Par conséquent, à part l’exposition Une modernité des années 1920 à Montréal-Le Groupe de Beaver Hall, en 2015, il n’y a pas eu de grandes expositions canadiennes importantes depuis le moment où notre don a été fait. Cependant, le conseil n’a jamais émis d’objection par rapport au manque d’expositions d’art québécois et canadien. Ils ont été fascinés par le succès de Mme Bondil qui a su amener le grand public au Musée, mais pas pour voir de grandes expositions canadiennes et québécoises d’importance.

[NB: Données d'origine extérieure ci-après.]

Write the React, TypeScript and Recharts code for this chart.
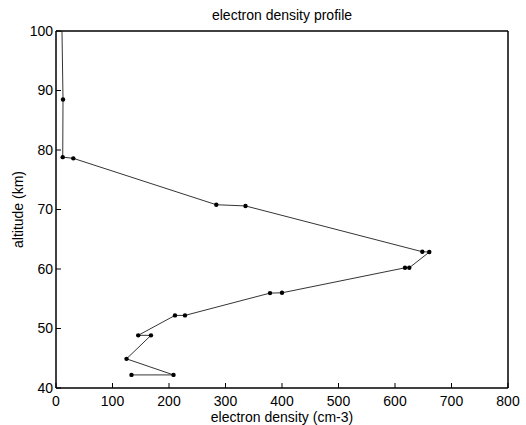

Mais en laissant libre cours aux goûts de la directrice générale, la véritable mission du MBAM pour la diffusion de l’art a été mise de côté et le Musée a perdu plusieurs de ses précieux collaborateurs. À mon avis, le courage et le leadership de Michel de la Chenelière ont permis au conseil de se réaffirmer. Je pense que c’est une tragédie que cela n’ait pas été fait plus tôt – afin d’équilibrer les priorités de Mme Bondil avec celles des autres membres de l’équipe du MBAM, et ainsi éviter de perdre d’autres membres d’un excellent groupe de cadres. Ni Mme Bondil ni aucun autre président ne devraient être autorisés à usurper le pouvoir d’un conseil d’administration. Donc, malgré mon amitié de longue date avec Mme Bondil, pour qui j’ai beaucoup d’admiration et de respect, je suis convaincu que le conseil d’administration du MBAM a pris la bonne décision.